Now that we have the historic data we want to fit a trend line to it. The Statsmodels package has this filter already built in. It comes installed with an Anaconda installation. You can give the function a series of data and the $ \lambda $ parameter and it will return the fitted line.

In [12]:
xhat = sm.tsa.filters.hpfilter(sp[:,2], lamb=100000)[1]
[<matplotlib.lines.Line2D at 0x1539ba90>]

The green line nicely flows through our data. What happens when we adjust the regularization? Since we don't really know what value to pick for $ \lambda $ we'll try a range of values and plot them.

In [15]:
lambdas = numpy.logspace(3,6,5)  # Generate a logarithmicly spaced set of lambdas from 1,000 to 1 Million
xhat = []
for i in range(lambdas.size):
    xhat.append(sm.tsa.filters.hpfilter(sp[:,2],lambdas[i])[1])  # Return the 2nd argument and apped 
In [17]:
[<matplotlib.lines.Line2D at 0x1580f908>,
 <matplotlib.lines.Line2D at 0x1580fef0>,
 <matplotlib.lines.Line2D at 0x158110b8>,
 <matplotlib.lines.Line2D at 0x15811240>,
 <matplotlib.lines.Line2D at 0x158113c8>]

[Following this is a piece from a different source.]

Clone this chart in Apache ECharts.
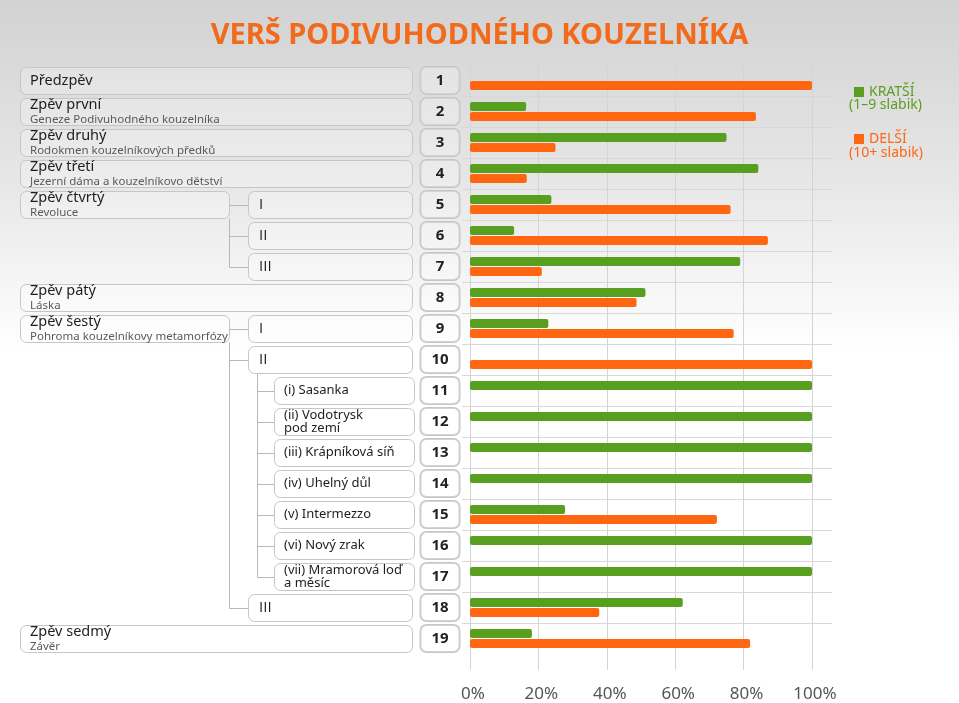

You can see we move through a continuum of highly fitted to loosly fitted data. Pretty nifty, huh? You'll also notice that the trend line doesn't have any sharp transitions. This is due to the squared penalty term. In $ \ell_1 $ trend filtering you'll end up with sharp transitions. Maybe this is good, maybe not. For filtering data where there's no guarantee that the data will be semi-continuous (maybe some sensor reading), perhaps the TV or $ \ell_1 $ filter is better. The difficulty is that by adding the $ \ell_1 $ penalty the function becomes non-differentialable and makes the solution a little more difficult - generally an iterative process.